What is required: Only the pictures stay out; every record is to be quoted exactly.

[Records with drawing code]
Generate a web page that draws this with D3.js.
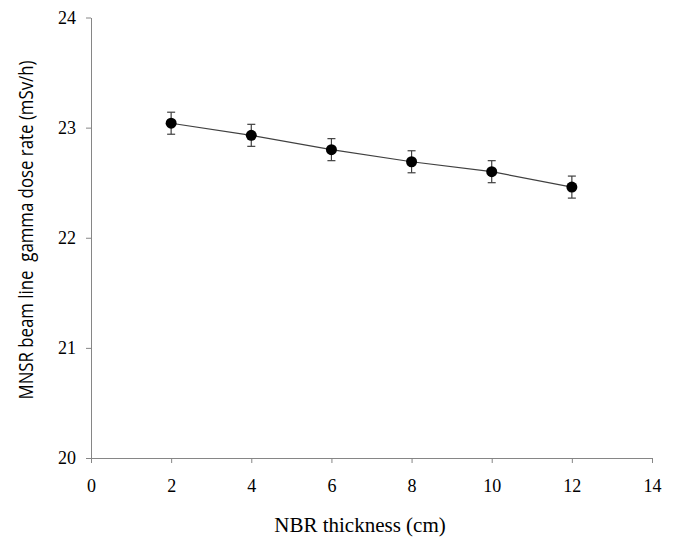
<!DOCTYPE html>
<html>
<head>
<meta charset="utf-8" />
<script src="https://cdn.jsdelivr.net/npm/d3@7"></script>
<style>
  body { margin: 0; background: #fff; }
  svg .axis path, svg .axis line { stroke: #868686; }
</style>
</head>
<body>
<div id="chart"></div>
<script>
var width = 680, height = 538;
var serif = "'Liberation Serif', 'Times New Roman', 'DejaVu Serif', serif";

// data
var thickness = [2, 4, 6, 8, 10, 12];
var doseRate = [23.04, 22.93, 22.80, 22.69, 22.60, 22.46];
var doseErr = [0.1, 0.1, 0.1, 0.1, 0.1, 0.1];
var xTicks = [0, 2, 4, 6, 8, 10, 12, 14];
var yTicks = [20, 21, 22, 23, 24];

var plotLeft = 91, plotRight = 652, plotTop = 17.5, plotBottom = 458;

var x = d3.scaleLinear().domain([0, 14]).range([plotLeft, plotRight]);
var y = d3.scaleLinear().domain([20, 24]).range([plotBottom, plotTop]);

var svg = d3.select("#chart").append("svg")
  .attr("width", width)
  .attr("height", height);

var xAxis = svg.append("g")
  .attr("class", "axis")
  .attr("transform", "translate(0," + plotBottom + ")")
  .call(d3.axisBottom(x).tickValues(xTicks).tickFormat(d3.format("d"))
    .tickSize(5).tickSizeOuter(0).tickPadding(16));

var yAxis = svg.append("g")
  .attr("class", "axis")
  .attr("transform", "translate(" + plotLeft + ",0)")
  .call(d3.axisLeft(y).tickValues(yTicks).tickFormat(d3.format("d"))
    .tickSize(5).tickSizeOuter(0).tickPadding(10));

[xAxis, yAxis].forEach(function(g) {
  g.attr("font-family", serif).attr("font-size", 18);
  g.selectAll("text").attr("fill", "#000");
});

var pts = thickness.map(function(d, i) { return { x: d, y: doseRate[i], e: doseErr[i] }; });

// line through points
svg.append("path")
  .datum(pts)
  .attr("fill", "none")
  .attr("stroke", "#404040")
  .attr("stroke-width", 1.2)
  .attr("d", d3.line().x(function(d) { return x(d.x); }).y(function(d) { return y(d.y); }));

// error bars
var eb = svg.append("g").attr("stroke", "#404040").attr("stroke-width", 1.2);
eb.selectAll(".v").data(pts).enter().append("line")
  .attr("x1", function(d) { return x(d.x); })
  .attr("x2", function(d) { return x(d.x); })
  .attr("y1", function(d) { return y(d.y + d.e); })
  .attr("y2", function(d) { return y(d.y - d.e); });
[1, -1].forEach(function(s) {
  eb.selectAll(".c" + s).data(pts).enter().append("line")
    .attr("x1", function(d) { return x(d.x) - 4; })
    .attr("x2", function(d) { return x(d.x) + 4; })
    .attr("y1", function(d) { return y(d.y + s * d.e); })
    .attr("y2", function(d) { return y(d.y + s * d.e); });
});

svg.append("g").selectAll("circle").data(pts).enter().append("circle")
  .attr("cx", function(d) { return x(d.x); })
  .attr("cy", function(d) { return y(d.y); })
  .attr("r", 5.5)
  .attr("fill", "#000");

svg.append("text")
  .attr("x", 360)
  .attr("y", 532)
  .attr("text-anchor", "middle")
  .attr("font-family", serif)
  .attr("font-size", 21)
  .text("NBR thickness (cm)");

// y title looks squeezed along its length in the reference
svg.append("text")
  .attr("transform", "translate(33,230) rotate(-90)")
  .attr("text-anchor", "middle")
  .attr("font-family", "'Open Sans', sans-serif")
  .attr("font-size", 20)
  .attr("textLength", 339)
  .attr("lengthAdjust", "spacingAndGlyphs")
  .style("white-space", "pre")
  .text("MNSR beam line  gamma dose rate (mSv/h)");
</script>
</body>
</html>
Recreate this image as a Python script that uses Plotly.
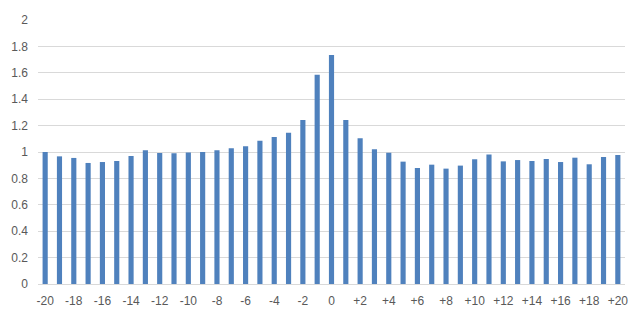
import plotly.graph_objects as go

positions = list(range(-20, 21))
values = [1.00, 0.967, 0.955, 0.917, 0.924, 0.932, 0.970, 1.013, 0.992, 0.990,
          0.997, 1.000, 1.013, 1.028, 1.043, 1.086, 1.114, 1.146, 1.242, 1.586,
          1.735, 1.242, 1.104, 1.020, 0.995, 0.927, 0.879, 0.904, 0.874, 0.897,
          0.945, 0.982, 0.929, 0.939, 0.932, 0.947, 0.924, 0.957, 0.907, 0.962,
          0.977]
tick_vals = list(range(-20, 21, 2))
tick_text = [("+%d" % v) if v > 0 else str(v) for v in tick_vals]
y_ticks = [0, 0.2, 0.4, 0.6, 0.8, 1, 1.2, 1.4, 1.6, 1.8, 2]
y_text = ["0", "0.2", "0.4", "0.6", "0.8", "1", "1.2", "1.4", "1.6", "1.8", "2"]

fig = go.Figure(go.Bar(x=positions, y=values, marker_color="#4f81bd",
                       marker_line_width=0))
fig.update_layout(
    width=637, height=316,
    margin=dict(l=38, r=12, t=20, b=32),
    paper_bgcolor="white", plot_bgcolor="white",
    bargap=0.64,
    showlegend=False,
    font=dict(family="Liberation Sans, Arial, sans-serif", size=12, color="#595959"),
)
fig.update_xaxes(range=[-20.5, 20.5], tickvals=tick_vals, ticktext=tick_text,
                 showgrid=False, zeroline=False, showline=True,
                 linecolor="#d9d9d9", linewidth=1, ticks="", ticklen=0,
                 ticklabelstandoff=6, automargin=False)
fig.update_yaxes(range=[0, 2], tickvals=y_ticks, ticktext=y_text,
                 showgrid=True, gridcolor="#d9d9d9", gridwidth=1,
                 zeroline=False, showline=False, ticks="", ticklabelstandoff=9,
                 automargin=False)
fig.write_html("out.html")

Written answer:
Generate a web page that draws this with D3.js.
<!DOCTYPE html>
<html>
<head>
<meta charset="utf-8" />
<script src="https://cdn.jsdelivr.net/npm/d3@7"></script>
<style>
  body { margin: 0; background: #fff; }
  svg .axis path, svg .axis line { stroke: #868686; }
</style>
</head>
<body>
<div id="chart"></div>
<script>
var width = 680, height = 538;
var serif = "'Liberation Serif', 'Times New Roman', 'DejaVu Serif', serif";

// data
var thickness = [2, 4, 6, 8, 10, 12];
var doseRate = [23.04, 22.93, 22.80, 22.69, 22.60, 22.46];
var doseErr = [0.1, 0.1, 0.1, 0.1, 0.1, 0.1];
var xTicks = [0, 2, 4, 6, 8, 10, 12, 14];
var yTicks = [20, 21, 22, 23, 24];

var plotLeft = 91, plotRight = 652, plotTop = 17.5, plotBottom = 458;

var x = d3.scaleLinear().domain([0, 14]).range([plotLeft, plotRight]);
var y = d3.scaleLinear().domain([20, 24]).range([plotBottom, plotTop]);

var svg = d3.select("#chart").append("svg")
  .attr("width", width)
  .attr("height", height);

var xAxis = svg.append("g")
  .attr("class", "axis")
  .attr("transform", "translate(0," + plotBottom + ")")
  .call(d3.axisBottom(x).tickValues(xTicks).tickFormat(d3.format("d"))
    .tickSize(5).tickSizeOuter(0).tickPadding(16));

var yAxis = svg.append("g")
  .attr("class", "axis")
  .attr("transform", "translate(" + plotLeft + ",0)")
  .call(d3.axisLeft(y).tickValues(yTicks).tickFormat(d3.format("d"))
    .tickSize(5).tickSizeOuter(0).tickPadding(10));

[xAxis, yAxis].forEach(function(g) {
  g.attr("font-family", serif).attr("font-size", 18);
  g.selectAll("text").attr("fill", "#000");
});

var pts = thickness.map(function(d, i) { return { x: d, y: doseRate[i], e: doseErr[i] }; });

// line through points
svg.append("path")
  .datum(pts)
  .attr("fill", "none")
  .attr("stroke", "#404040")
  .attr("stroke-width", 1.2)
  .attr("d", d3.line().x(function(d) { return x(d.x); }).y(function(d) { return y(d.y); }));

// error bars
var eb = svg.append("g").attr("stroke", "#404040").attr("stroke-width", 1.2);
eb.selectAll(".v").data(pts).enter().append("line")
  .attr("x1", function(d) { return x(d.x); })
  .attr("x2", function(d) { return x(d.x); })
  .attr("y1", function(d) { return y(d.y + d.e); })
  .attr("y2", function(d) { return y(d.y - d.e); });
[1, -1].forEach(function(s) {
  eb.selectAll(".c" + s).data(pts).enter().append("line")
    .attr("x1", function(d) { return x(d.x) - 4; })
    .attr("x2", function(d) { return x(d.x) + 4; })
    .attr("y1", function(d) { return y(d.y + s * d.e); })
    .attr("y2", function(d) { return y(d.y + s * d.e); });
});

svg.append("g").selectAll("circle").data(pts).enter().append("circle")
  .attr("cx", function(d) { return x(d.x); })
  .attr("cy", function(d) { return y(d.y); })
  .attr("r", 5.5)
  .attr("fill", "#000");

svg.append("text")
  .attr("x", 360)
  .attr("y", 532)
  .attr("text-anchor", "middle")
  .attr("font-family", serif)
  .attr("font-size", 21)
  .text("NBR thickness (cm)");

// y title looks squeezed along its length in the reference
svg.append("text")
  .attr("transform", "translate(33,230) rotate(-90)")
  .attr("text-anchor", "middle")
  .attr("font-family", "'Open Sans', sans-serif")
  .attr("font-size", 20)
  .attr("textLength", 339)
  .attr("lengthAdjust", "spacingAndGlyphs")
  .style("white-space", "pre")
  .text("MNSR beam line  gamma dose rate (mSv/h)");
</script>
</body>
</html>
Recreate this image as a Python script that uses Plotly.
import plotly.graph_objects as go

positions = list(range(-20, 21))
values = [1.00, 0.967, 0.955, 0.917, 0.924, 0.932, 0.970, 1.013, 0.992, 0.990,
          0.997, 1.000, 1.013, 1.028, 1.043, 1.086, 1.114, 1.146, 1.242, 1.586,
          1.735, 1.242, 1.104, 1.020, 0.995, 0.927, 0.879, 0.904, 0.874, 0.897,
          0.945, 0.982, 0.929, 0.939, 0.932, 0.947, 0.924, 0.957, 0.907, 0.962,
          0.977]
tick_vals = list(range(-20, 21, 2))
tick_text = [("+%d" % v) if v > 0 else str(v) for v in tick_vals]
y_ticks = [0, 0.2, 0.4, 0.6, 0.8, 1, 1.2, 1.4, 1.6, 1.8, 2]
y_text = ["0", "0.2", "0.4", "0.6", "0.8", "1", "1.2", "1.4", "1.6", "1.8", "2"]

fig = go.Figure(go.Bar(x=positions, y=values, marker_color="#4f81bd",
                       marker_line_width=0))
fig.update_layout(
    width=637, height=316,
    margin=dict(l=38, r=12, t=20, b=32),
    paper_bgcolor="white", plot_bgcolor="white",
    bargap=0.64,
    showlegend=False,
    font=dict(family="Liberation Sans, Arial, sans-serif", size=12, color="#595959"),
)
fig.update_xaxes(range=[-20.5, 20.5], tickvals=tick_vals, ticktext=tick_text,
                 showgrid=False, zeroline=False, showline=True,
                 linecolor="#d9d9d9", linewidth=1, ticks="", ticklen=0,
                 ticklabelstandoff=6, automargin=False)
fig.update_yaxes(range=[0, 2], tickvals=y_ticks, ticktext=y_text,
                 showgrid=True, gridcolor="#d9d9d9", gridwidth=1,
                 zeroline=False, showline=False, ticks="", ticklabelstandoff=9,
                 automargin=False)
fig.write_html("out.html")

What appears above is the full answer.